Omit pictures and quote the listing below line by line, from its start through the line that holds "const xMinorA = [1.5, 2.5];".

———

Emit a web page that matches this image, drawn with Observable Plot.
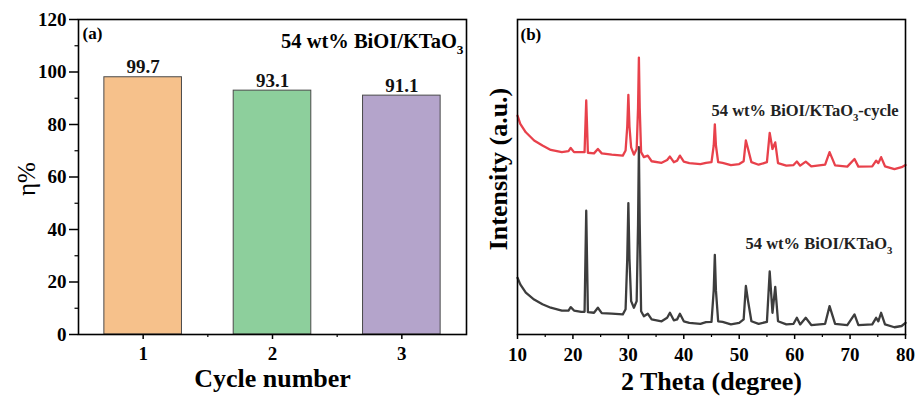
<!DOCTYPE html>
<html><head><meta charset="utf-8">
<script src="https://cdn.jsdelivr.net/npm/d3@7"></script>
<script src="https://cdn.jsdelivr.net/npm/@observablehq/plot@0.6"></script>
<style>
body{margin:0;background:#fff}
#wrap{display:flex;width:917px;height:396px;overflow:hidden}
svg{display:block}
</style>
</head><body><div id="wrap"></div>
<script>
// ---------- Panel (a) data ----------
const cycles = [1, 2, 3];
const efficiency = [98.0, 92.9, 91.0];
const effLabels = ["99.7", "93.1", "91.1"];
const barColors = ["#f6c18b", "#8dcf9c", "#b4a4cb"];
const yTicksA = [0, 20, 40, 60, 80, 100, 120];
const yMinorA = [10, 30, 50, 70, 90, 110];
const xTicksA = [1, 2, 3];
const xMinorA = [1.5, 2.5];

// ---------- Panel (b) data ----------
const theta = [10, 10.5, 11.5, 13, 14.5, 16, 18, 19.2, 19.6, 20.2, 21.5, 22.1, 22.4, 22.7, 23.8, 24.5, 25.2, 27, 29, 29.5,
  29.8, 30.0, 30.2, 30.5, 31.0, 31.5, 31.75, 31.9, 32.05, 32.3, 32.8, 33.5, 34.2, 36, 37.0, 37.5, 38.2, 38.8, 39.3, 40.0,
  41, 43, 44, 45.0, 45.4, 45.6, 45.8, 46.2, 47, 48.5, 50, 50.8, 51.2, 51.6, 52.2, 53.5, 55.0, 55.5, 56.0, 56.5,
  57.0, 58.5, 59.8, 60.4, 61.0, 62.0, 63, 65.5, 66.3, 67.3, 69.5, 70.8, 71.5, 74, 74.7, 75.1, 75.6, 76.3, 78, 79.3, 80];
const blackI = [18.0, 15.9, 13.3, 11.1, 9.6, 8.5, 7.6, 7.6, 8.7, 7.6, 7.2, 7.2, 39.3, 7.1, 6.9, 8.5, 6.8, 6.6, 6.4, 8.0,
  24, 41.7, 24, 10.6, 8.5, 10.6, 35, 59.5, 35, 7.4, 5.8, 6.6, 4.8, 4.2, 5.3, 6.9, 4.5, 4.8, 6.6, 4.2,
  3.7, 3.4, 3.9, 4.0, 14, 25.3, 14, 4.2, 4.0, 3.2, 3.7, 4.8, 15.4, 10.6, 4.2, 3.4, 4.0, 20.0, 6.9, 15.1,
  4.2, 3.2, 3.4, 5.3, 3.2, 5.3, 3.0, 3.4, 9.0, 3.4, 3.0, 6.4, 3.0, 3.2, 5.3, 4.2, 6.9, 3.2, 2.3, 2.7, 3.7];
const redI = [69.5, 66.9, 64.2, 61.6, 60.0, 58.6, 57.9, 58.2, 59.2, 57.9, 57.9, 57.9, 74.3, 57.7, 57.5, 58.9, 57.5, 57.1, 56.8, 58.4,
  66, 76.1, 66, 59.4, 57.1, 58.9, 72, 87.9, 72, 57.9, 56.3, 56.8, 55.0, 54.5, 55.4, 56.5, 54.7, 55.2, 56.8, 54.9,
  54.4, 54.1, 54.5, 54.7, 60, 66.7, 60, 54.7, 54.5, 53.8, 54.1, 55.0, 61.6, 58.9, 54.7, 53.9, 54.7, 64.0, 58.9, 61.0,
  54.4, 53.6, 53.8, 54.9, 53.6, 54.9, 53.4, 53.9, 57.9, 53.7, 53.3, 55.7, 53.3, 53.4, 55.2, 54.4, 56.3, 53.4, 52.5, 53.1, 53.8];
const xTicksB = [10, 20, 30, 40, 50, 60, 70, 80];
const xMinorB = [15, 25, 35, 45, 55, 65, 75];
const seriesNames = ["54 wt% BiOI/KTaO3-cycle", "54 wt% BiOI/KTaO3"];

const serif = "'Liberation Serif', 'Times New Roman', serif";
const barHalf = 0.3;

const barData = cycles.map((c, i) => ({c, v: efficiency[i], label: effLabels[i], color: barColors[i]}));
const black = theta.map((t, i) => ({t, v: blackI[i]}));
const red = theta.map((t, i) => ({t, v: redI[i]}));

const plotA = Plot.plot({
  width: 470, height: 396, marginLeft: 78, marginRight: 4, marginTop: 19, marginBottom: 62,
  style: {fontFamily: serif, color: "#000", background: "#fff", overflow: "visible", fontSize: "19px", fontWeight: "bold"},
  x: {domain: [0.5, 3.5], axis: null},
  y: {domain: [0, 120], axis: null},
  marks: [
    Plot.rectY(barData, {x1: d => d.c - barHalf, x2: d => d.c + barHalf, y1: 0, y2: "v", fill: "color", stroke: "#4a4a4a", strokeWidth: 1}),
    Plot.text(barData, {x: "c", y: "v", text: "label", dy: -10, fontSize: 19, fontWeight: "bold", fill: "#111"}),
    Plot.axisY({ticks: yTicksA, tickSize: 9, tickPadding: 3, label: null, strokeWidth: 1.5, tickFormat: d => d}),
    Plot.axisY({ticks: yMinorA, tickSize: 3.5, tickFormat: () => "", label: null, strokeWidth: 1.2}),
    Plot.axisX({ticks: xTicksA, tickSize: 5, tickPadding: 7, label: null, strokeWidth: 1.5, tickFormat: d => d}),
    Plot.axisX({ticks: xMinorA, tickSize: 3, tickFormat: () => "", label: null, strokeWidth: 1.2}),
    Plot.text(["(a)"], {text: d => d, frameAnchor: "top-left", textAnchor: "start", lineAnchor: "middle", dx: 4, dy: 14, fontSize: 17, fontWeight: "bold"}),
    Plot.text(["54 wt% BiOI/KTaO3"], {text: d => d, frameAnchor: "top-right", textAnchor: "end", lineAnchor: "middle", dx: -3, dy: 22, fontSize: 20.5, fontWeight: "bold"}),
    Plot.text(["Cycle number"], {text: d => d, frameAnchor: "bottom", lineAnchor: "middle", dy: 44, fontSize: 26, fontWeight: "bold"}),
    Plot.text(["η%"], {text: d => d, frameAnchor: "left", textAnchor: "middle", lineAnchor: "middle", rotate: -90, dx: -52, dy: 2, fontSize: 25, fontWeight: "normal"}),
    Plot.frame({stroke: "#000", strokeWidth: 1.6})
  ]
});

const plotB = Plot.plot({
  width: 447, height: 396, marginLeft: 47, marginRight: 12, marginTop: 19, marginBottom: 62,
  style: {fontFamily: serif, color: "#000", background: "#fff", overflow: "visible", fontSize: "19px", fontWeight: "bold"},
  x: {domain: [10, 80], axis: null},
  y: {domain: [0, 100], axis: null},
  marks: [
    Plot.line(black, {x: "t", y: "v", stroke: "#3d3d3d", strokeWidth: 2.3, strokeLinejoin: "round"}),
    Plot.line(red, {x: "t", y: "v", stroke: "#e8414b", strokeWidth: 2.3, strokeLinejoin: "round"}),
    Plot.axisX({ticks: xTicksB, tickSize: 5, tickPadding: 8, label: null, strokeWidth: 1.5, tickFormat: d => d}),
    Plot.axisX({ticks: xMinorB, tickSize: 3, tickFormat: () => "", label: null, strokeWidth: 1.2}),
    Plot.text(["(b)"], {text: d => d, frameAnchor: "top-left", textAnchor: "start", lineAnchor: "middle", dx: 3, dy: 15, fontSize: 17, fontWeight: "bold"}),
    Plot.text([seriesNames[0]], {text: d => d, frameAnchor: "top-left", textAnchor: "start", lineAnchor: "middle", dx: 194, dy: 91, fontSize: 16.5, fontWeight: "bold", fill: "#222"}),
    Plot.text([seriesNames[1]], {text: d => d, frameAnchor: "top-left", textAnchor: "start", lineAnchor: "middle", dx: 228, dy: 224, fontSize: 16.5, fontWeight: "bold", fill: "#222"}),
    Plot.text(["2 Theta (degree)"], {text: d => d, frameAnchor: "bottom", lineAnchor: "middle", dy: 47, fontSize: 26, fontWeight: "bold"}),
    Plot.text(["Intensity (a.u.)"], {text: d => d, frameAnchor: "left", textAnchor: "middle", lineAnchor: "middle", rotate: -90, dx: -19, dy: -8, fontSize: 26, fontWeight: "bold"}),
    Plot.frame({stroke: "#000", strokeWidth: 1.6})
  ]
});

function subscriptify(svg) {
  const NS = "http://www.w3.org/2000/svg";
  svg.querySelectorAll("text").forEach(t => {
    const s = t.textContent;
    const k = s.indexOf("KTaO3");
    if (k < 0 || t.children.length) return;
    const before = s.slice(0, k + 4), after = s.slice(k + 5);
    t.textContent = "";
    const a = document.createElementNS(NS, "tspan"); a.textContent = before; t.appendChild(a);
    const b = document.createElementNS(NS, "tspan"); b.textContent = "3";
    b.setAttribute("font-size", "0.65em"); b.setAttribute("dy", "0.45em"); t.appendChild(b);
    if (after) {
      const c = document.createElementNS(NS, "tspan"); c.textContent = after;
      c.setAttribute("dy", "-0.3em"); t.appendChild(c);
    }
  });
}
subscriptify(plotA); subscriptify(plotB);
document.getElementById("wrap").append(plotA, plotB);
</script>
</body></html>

———

■ Output for this exercise:
Emit a web page that matches this image, drawn with Observable Plot.
<!DOCTYPE html>
<html><head><meta charset="utf-8">
<script src="https://cdn.jsdelivr.net/npm/d3@7"></script>
<script src="https://cdn.jsdelivr.net/npm/@observablehq/plot@0.6"></script>
<style>
body{margin:0;background:#fff}
#wrap{display:flex;width:917px;height:396px;overflow:hidden}
svg{display:block}
</style>
</head><body><div id="wrap"></div>
<script>
// ---------- Panel (a) data ----------
const cycles = [1, 2, 3];
const efficiency = [98.0, 92.9, 91.0];
const effLabels = ["99.7", "93.1", "91.1"];
const barColors = ["#f6c18b", "#8dcf9c", "#b4a4cb"];
const yTicksA = [0, 20, 40, 60, 80, 100, 120];
const yMinorA = [10, 30, 50, 70, 90, 110];
const xTicksA = [1, 2, 3];
const xMinorA = [1.5, 2.5];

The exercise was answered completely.